The pain in her jaw has receded to a dull throb, thanks to exhaustion and the pain pill Jeff had given her with dinner several hours ago. The sedative has finally worn off, and she is alert enough to turn her head and watch him as he bends and shuffles food around in her fridge, looking for someplace to put their leftovers. (What he could possibly need to shuffle, she’s not sure: It’s not as though her kitchen is bursting at the seams.

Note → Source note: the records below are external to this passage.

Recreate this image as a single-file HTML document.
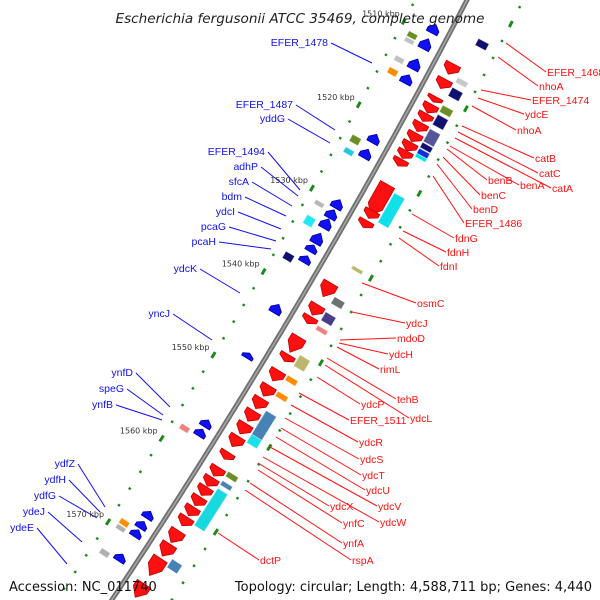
<!DOCTYPE html>
<html><head><meta charset="utf-8"><style>
html,body{margin:0;padding:0;background:#fff;width:600px;height:600px;overflow:hidden}
svg{display:block;font-family:"DejaVu Sans","Liberation Sans",sans-serif;overflow:hidden}
</style></head><body>
<svg id="map" width="600" height="600" viewBox="0 0 600 600">
<g id="bg"></g><g id="lines"></g><g id="feat"></g><g id="txt"></g>
<text x="300" y="23" text-anchor="middle" font-size="13.6" font-style="italic" fill="#222">Escherichia fergusonii ATCC 35469, complete genome</text>
<text x="9" y="591" font-size="13" fill="#111">Accession: NC_011740</text>
<text x="592" y="591" text-anchor="end" font-size="13" fill="#111">Topology: circular; Length: 4,588,711 bp; Genes: 4,440</text>
</svg>
<script>
// ---- data (kbp) ----
const fwdGenes = [[1511.5,1512.7],[1513.3,1514.4],[1515.4,1516.0],[1516.3,1517.3],[1517.4,1518.3],[1518.5,1519.5],[1519.7,1520.7],[1520.8,1521.8],[1521.8,1522.7],[1522.8,1523.6],[1525.8,1529.4],[1528.9,1529.8],[1530.1,1530.9],[1537.5,1539.1],[1540.1,1541.3],[1541.5,1542.3],[1543.9,1545.7],[1546.0,1546.8],[1547.9,1549.1],[1549.7,1550.9],[1551.2,1552.4],[1552.7,1553.9],[1554.2,1555.4],[1555.7,1556.9],[1557.6,1558.4],[1559.4,1560.4],[1560.6,1561.6],[1561.7,1562.7],[1562.9,1563.9],[1564.1,1565.1],[1565.3,1566.3],[1566.9,1568.3],[1568.5,1569.9],[1570.2,1572.2],[1573.2,1574.8]];
const revGenes = [[1508.7,1509.7],[1510.4,1511.6],[1512.8,1514.0],[1514.7,1515.7],[1521.8,1522.8],[1523.6,1524.6],[1529.6,1530.6],[1530.8,1531.8],[1531.9,1533.0],[1533.6,1534.8],[1535.0,1535.8],[1536.3,1537.1],[1542.1,1543.1],[1547.9,1548.5],[1555.9,1556.7],[1557.0,1557.8],[1566.8,1567.6],[1568.0,1568.8],[1569.0,1569.8],[1571.9,1572.7]];
const cogRight = [[1507.9,1508.7,"#101070"],[1512.5,1513.1,"#c8c8c8"],[1513.7,1514.7,"#101070"],[1515.8,1516.6,"#6b8e23"],[1516.9,1518.1,"#101070"],[1518.6,1520.1,"#55559a"],[1520.2,1520.8,"#101070"],[1520.9,1521.5,"#1030e0"],[1521.5,1521.9,"#00e0f0"],[1526.2,1529.7,"#11e0ea"],[1534.8,1535.2,"#bdb76b"],[1538.5,1539.3,"#707070"],[1540.3,1541.3,"#483d8b"],[1541.9,1542.4,"#f08080"],[1545.4,1546.7,"#bdb76b"],[1547.8,1548.4,"#ff8c00"],[1549.7,1550.3,"#ff8c00"],[1552.0,1555.0,"#4682b4"],[1554.8,1555.8,"#1ae0ea"],[1559.2,1559.8,"#6b8e23"],[1560.3,1560.8,"#4682b4"],[1561.2,1565.6,"#1ad8e0"],[1569.6,1570.6,"#4682b4"]];
const cogLeft = [[1510.6,1511.2,"#6b8e23"],[1511.3,1511.8,"#c0c0c0"],[1513.5,1514.1,"#c0c0c0"],[1514.9,1515.6,"#ff8c00"],[1523.0,1523.8,"#6b8e23"],[1524.5,1525.1,"#20c8e0"],[1530.8,1531.3,"#b8b8b8"],[1532.6,1533.6,"#22e8f0"],[1537.0,1537.8,"#101070"],[1557.6,1558.2,"#f08080"],[1568.9,1569.5,"#ff8c00"],[1569.6,1570.1,"#b0b0b0"],[1572.5,1573.1,"#b0b0b0"]];
const tickKbp = [1510,1520,1530,1540,1550,1560,1570];
const tickLabels = ["1510 kbp","1520 kbp","1530 kbp","1540 kbp","1550 kbp","1560 kbp","1570 kbp"];
// labels: [text, x, y, lineStartX, lineStartY]
const leftLabels = [["EFER_1478",328,42,372,63],["EFER_1487",293,104,335,130],["yddG",285,118,330,143],["EFER_1494",265,151,300,190],["adhP",258,166,298,196],["sfcA",249,181,292,206],["bdm",242,196,286,216],["ydcI",235,211,281,229],["pcaG",226,226,276,241],["pcaH",216,241,271,249],["ydcK",197,268,240,293],["yncJ",170,313,212,340],["ynfD",133,372,170,407],["speG",124,388,163,415],["ynfB",113,404,162,420],["ydfZ",75,463,105,507],["ydfH",66,479,100,512],["ydfG",56,495,97,518],["ydeJ",45,511,82,542],["ydeE",34,527,67,564]];
const rightLabels = [["EFER_1468",547,72,506,43],["nhoA",539,86,498,57],["EFER_1474",532,100,481,90],["ydcE",525,114,478,98],["nhoA",517,130,472,106],["catB",535,158,462,126],["catC",539,173,458,132],["catA",552,188,455,138],["benA",520,185,450,146],["benB",488,180,447,149],["benC",481,195,443,157],["benD",473,209,437,164],["EFER_1486",465,223,433,176],["fdnG",455,238,412,214],["fdnH",447,252,403,231],["fdnI",440,266,399,238],["osmC",417,303,362,283],["ydcJ",406,323,352,312],["mdoD",397,338,340,340],["ydcH",389,354,339,343],["rimL",380,369,337,347],["tehB",397,399,327,358],["ydcL",410,418,325,365],["ydcP",361,404,317,377],["EFER_1511",350,420,299,393],["ydcR",359,442,291,405],["ydcS",360,459,285,418],["ydcT",362,475,281,428],["ydcU",366,490,276,437],["ydcV",378,506,270,447],["ydcW",380,522,263,457],["ydcX",330,506,258,463],["ynfC",343,523,258,470],["ynfA",343,543,250,483],["rspA",352,560,245,490],["dctP",260,560,218,533]];

const NS="http://www.w3.org/2000/svg";
function el(tag,attrs,parent){const e=document.createElementNS(NS,tag);for(const k in attrs)e.setAttribute(k,attrs[k]);parent.appendChild(e);return e;}
function P(k,d){const y0=127+(k-1520)*8.4;const bx=467-0.52*y0-0.00012*y0*y0;const dd=-0.52-0.00024*y0;const L=Math.hypot(dd,1);return [bx+d/L,y0-dd*d/L];}
const bg=document.getElementById('bg'),lines=document.getElementById('lines'),feat=document.getElementById('feat'),txt=document.getElementById('txt');
let pts=[];for(let k=1502;k<=1578;k+=0.5){pts.push(P(k,0).map(v=>v.toFixed(1)).join(','));}
const bb=el('polyline',{points:pts.join(' '),fill:'none',stroke:'#707070','stroke-width':5},bg);


const bb2=el('polyline',{points:pts.join(' '),fill:'none',stroke:'#a8a8a8','stroke-width':1.5},bg);


for(let k=1502;k<=1578;k+=2){
  [[-46,k],[50,k+1]].forEach(([d,kk])=>{const major=(d<0&&kk%10===0)||(d>0&&kk%10===5);const a=P(kk-(major?0.35:0.12),d),b=P(kk+(major?0.35:0.12),d);
    if(a[1]>600)return;
    const t=el('line',{x1:a[0],y1:a[1],x2:b[0],y2:b[1],stroke:'#1a8a1a','stroke-width':major?3:2.5},bg);
    
    });
}
tickKbp.forEach((k,i)=>{const p=P(k,-46);const t=el('text',{x:p[0]-4,y:p[1]-5,'text-anchor':'end','font-size':8,fill:'#333'},txt);t.textContent=tickLabels[i];
  
  });
function arrow(s,e,d,w,dir,fill,stroke,name){
  const len=e-s;const head=Math.min(len*0.55,1.0);
  let poly;
  if(dir>0){poly=[P(s,d-w/2),P(e-head,d-w/2),P(e,d),P(e-head,d+w/2),P(s,d+w/2)];}
  else{poly=[P(e,d-w/2),P(s+head,d-w/2),P(s,d),P(s+head,d+w/2),P(e,d+w/2)];}
  const g=el('polygon',{points:poly.map(p=>p.map(v=>v.toFixed(1)).join(',')).join(' '),fill:fill,stroke:stroke,'stroke-width':0.8},feat);
  
  
}
function block(s,e,d,w,fill,name){
  const poly=[P(s,d-w/2),P(e,d-w/2),P(e,d+w/2),P(s,d+w/2)];
  const g=el('polygon',{points:poly.map(p=>p.map(v=>v.toFixed(1)).join(',')).join(' '),fill:fill,stroke:'rgba(255,255,255,0.6)','stroke-width':0.8},feat);
  
  
}
fwdGenes.forEach(g=>arrow(g[0],g[1],18,16,1,'#ff1010','#c00000','forward-gene'));
revGenes.forEach(g=>arrow(g[0],g[1],-16,12,-1,'#1010f0','#0000a0','reverse-gene'));
cogRight.forEach(g=>block(g[0],g[1],34,12,g[2],'cog-block-forward'));
cogLeft.forEach(g=>block(g[0],g[1],-32,10,g[2],'cog-block-reverse'));
leftLabels.forEach(l=>{const ln=el('line',{x1:l[1]+3,y1:l[2]+1,x2:l[3],y2:l[4],stroke:'#1010f0','stroke-width':1},lines);
  
  
  const t=el('text',{x:l[1],y:l[2]+4,'text-anchor':'end','font-size':10.5,'font-family':'Liberation Sans, sans-serif',fill:'#1010f0'},txt);t.textContent=l[0];
  
  });
rightLabels.forEach(l=>{const ln=el('line',{x1:l[3],y1:l[4],x2:l[1]-1,y2:l[2],stroke:'#ff1010','stroke-width':1},lines);
  
  
  const t=el('text',{x:l[1],y:l[2]+4,'font-size':10.5,'font-family':'Liberation Sans, sans-serif',fill:'#ff1010'},txt);t.textContent=l[0];
  
  });
</script>
</body></html>
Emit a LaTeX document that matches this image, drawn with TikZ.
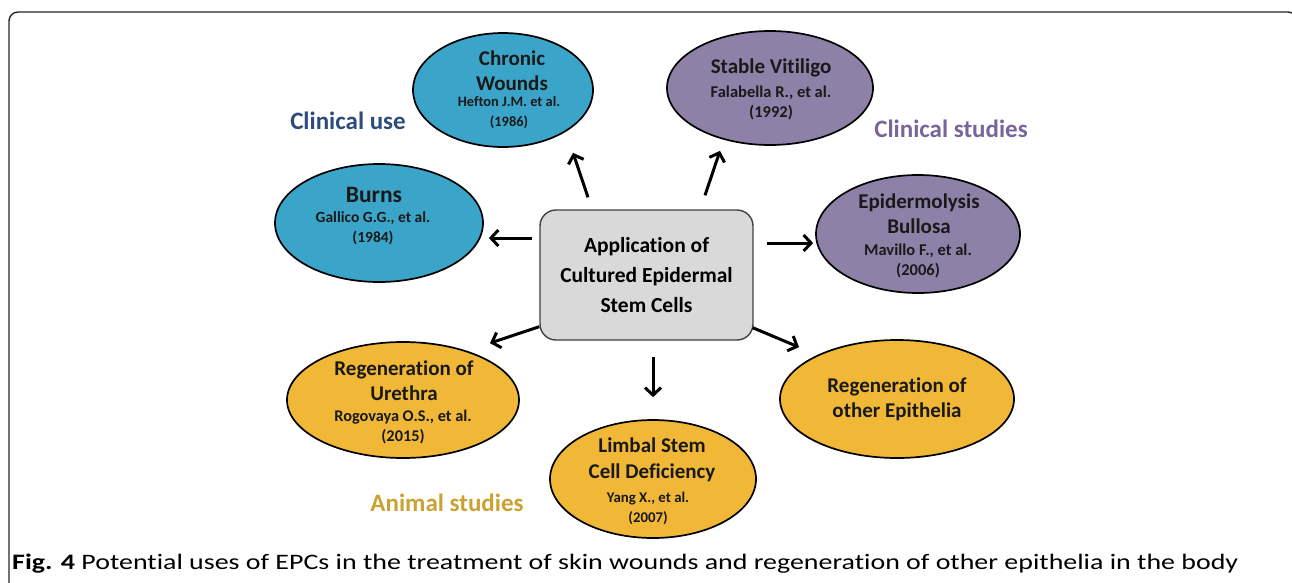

She usually has just enough to take her from paycheck to paycheck.) But she is aware enough to appreciate the line of his back as he leans over, his profile lit by the light coming from the fridge’s interior.
 
She knows she’s a little loopy, but she’s not out of it anymore: She was fully capable of walking to the bathroom earlier. (It doesn’t mean she didn’t want to hug him when she came out and realized he’d been wiping the same portion of countertop outside the bathroom door over and over again, in case she needed help.)
 
She’s definitely not out of it enough to pull him back into a hug when he sets her down on her bed and pulls the covers over her. She’s not out of it enough not to notice the hum of…something as the hug drags out or how her heart speeds up when his head shifts, his cheek brushing over her hair or the way he relaxes as he exhales.
 
Why she doesn’t let him pull away completely, why she smiles that smile up at him, why she closes the distance between them, placing her lips on his and holding them there till he responds, brushing his own mouth against hers – well, part of it is the pain pill. A small, almost insignificant part, at that.
 
But when he pulls away and stares down at her blankly, his hands tightening around her shoulders for a second before he releases her and stand quickly, and she blinks back tears and turns to face the opposite wall, pulling the sheets up under her chin – well, that, all of it, is her.
***
Jeff sits on Annie’s couch, watching an infomercial with the volume turned down low. He’s checked on her and changed the ice pack she held to her face, wrapping it carefully in a hand towel from her bathroom and brushing her hair from her face.
 
He knows he should just crash on her couch, wait for her to wake up tomorrow and try to talk to her over breakfast.
 
He knows he could lie down on the other half of her bed: Kissing him was a pretty clear indicator she wouldn’t mind.
 
He knows he would be responsible and have this discussion with her if he only had some idea what the hell he would say.
 
For once, the voice he hears nagging in the back of his head as he jogs down the stairs to the parking lot, gets in his car and drives home doesn’t sound like his mother.
 
The voice calling him a loser in his head sounds an awful lot like him, and he thinks it sounds guilty.
 
And, more than he’s willing to admit, that makes sense.